Dieses Votum aufnehmend, erklärte der Berner Staatsschreiber Kurt Nuspliger: «Es gibt einen direkten Zusammenhang zwischen der guten Verwaltung und der Wettbewerbsfähigkeit der Schweiz.» So habe der Zusammenbruch der UBS mit existenzbedrohenden Folgen dank einer kurzfristig entworfenen Notverordnung verhindert werden können – «eine Meisterleistung der Bundesverwaltung», so Nuspliger. Parlamente müssten deshalb ein Interesse an einer qualitativ guten Verwaltung haben, schrieb Nuspliger den Politikern ins Stammbuch. Die Herausforderungen seien zahlreich, mahnte er. So könne etwa die Ökonomisierung im Zuge der wirkungsorientierten Verwaltungsführung dazu führen, dass billigere Lösungen favorisiert würden und die Leistungen in den Hintergrund rückten.

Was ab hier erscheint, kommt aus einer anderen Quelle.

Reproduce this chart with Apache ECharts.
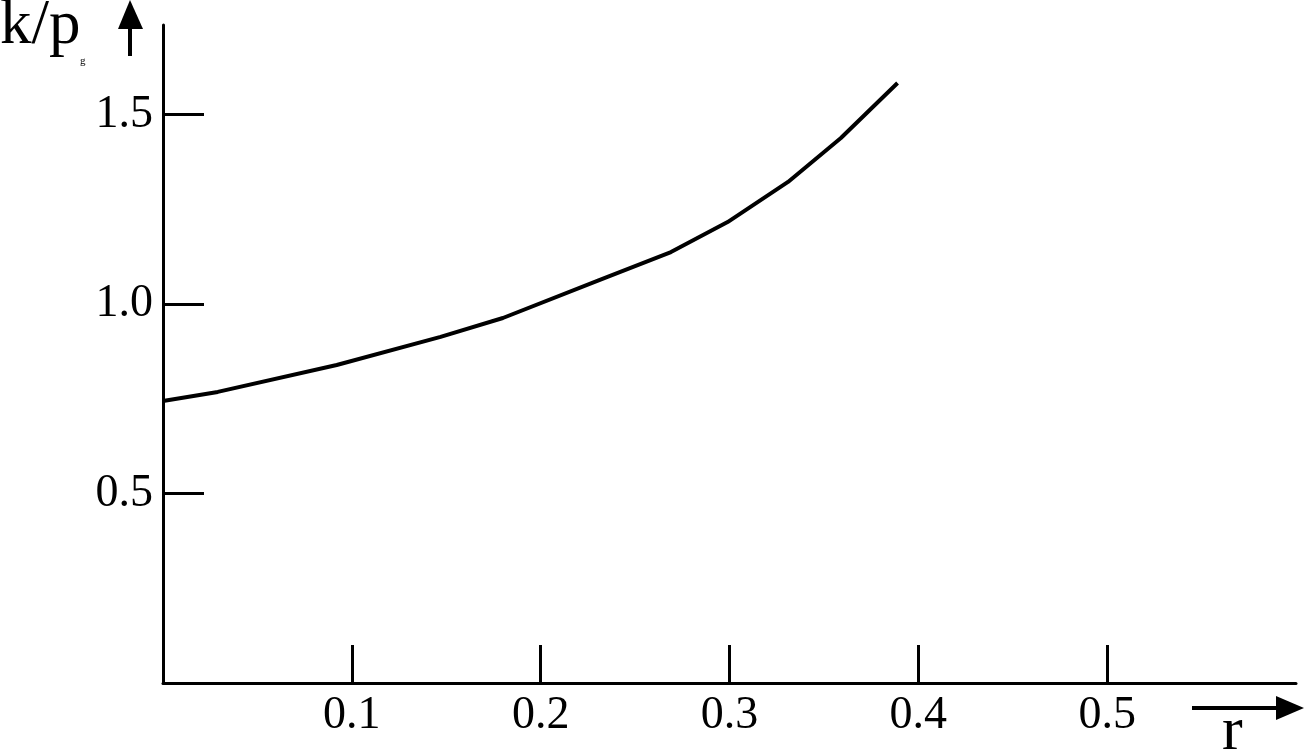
<!DOCTYPE html>
<html>
<head>
<meta charset="utf-8">
<script src="https://cdn.jsdelivr.net/npm/echarts@6/dist/echarts.min.js"></script>
<style>
  html, body { margin: 0; padding: 0; background: #fff; }
  #chart { width: 1305px; height: 753px; }
</style>
</head>
<body>
<div id="chart"></div>
<script>
// curve
const rValues = [0, 0.029, 0.092, 0.147, 0.180, 0.231, 0.269, 0.299, 0.331, 0.359, 0.389];
const kValues = [0.744, 0.768, 0.839, 0.913, 0.963, 1.063, 1.137, 1.216, 1.322, 1.438, 1.583];
const xTicks = [0.1, 0.2, 0.3, 0.4, 0.5];
const yTicks = [0.5, 1.0, 1.5];

window.addEventListener('load', function () {
    let chart = echarts.init(document.getElementById('chart'));
    let points = rValues.map((r, i) => [r, kValues[i]]);
    let serif = 'Liberation Serif';

    let option = {
        backgroundColor: '#fff',
        animation: false,
        grid: { left: 163, right: 9, top: 25, bottom: 70 },
        xAxis: {
            type: 'value',
            min: 0,
            max: 0.6,
            interval: 0.1,
            axisLine: { show: true, lineStyle: { color: '#000', width: 3 } },
            axisTick: { show: true, inside: true, length: 38, customValues: xTicks, lineStyle: { color: '#000', width: 3 } },
            axisLabel: {
                margin: 10,
                color: '#000',
                fontFamily: serif,
                fontSize: 46,
                customValues: xTicks,
                formatter: v => v.toFixed(1)
            },
            splitLine: { show: false }
        },
        yAxis: {
            type: 'value',
            min: 0,
            max: 1.736,
            interval: 0.5,
            axisLine: { show: true, lineStyle: { color: '#000', width: 3 } },
            axisTick: { show: true, inside: true, length: 41, customValues: yTicks, lineStyle: { color: '#000', width: 3 } },
            axisLabel: {
                margin: 10,
                color: '#000',
                fontFamily: serif,
                fontSize: 46,
                customValues: yTicks,
                formatter: v => v.toFixed(1)
            },
            splitLine: { show: false }
        },
        series: [{
            type: 'line',
            data: points,
            symbol: 'none',
            smooth: false,
            lineStyle: { color: '#000', width: 4 }
        }],
        graphic: [
            // y arrow
            { type: 'line', shape: { x1: 130, y1: 56, x2: 130, y2: 24 }, style: { stroke: '#000', lineWidth: 4 } },
            { type: 'polygon', shape: { points: [[130, 0], [118, 29], [143, 29]] }, style: { fill: '#000' } },
            { type: 'text', left: 0, top: -5, style: { text: 'k/p', font: '63px "Liberation Serif"', fill: '#000' } },
            { type: 'text', left: 80, top: 56, style: { text: 'g', font: '11px "Liberation Serif"', fill: '#000' } },
            // x arrow
            { type: 'line', shape: { x1: 1192, y1: 708, x2: 1282, y2: 708 }, style: { stroke: '#000', lineWidth: 4 } },
            { type: 'polygon', shape: { points: [[1304, 708], [1276, 696], [1276, 720]] }, style: { fill: '#000' } },
            { type: 'text', left: 1222, top: 702, style: { text: 'r', font: '62px "Liberation Serif"', fill: '#000' } }
        ]
    };

    chart.setOption(option);
});
</script>
</body>
</html>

Für Staatsschreiber Kurt Nuspliger verdankt die Schweiz ihre hohe Wettbewerbsfähigkeit auch der guten Verwaltung.

Demokratie braucht Bürokratie

Dass Demokratie und Bürokratie keine Gegensätze seien, betonte der Gast aus den USA: Für Kenneth J. Meier, Professor an der Texas A&M University, müssen beide stark sein für eine funktionierende Staatsführung in einer modernen Gesellschaft. Internationale Forschungsarbeiten stellten die Forderung nach dem schlanken Staat in Frage: «In Grossbritannien etwa konnten Gemeinden mit genügend Management-Kapazitäten die unerwartet hohe Einwanderung im Zuge der Personenfreizügigkeit meistern, während die anderen ihre Dienstleistungen nicht ohne Qualitätseinbussen aufrecht erhalten konnten.» Indem das KPM zu einer wirksamen Verwaltungsführung beitrage, stärke es die Demokratie.

Oder in den Worten von Staatsschreiber Nuspliger: «Wenn die richtigen Leute die richtigen Schlüsse aus den Erkenntnissen des KPM ziehen, steht dem wichtigsten Kanton der Schweiz eine neue Blütezeit bevor.»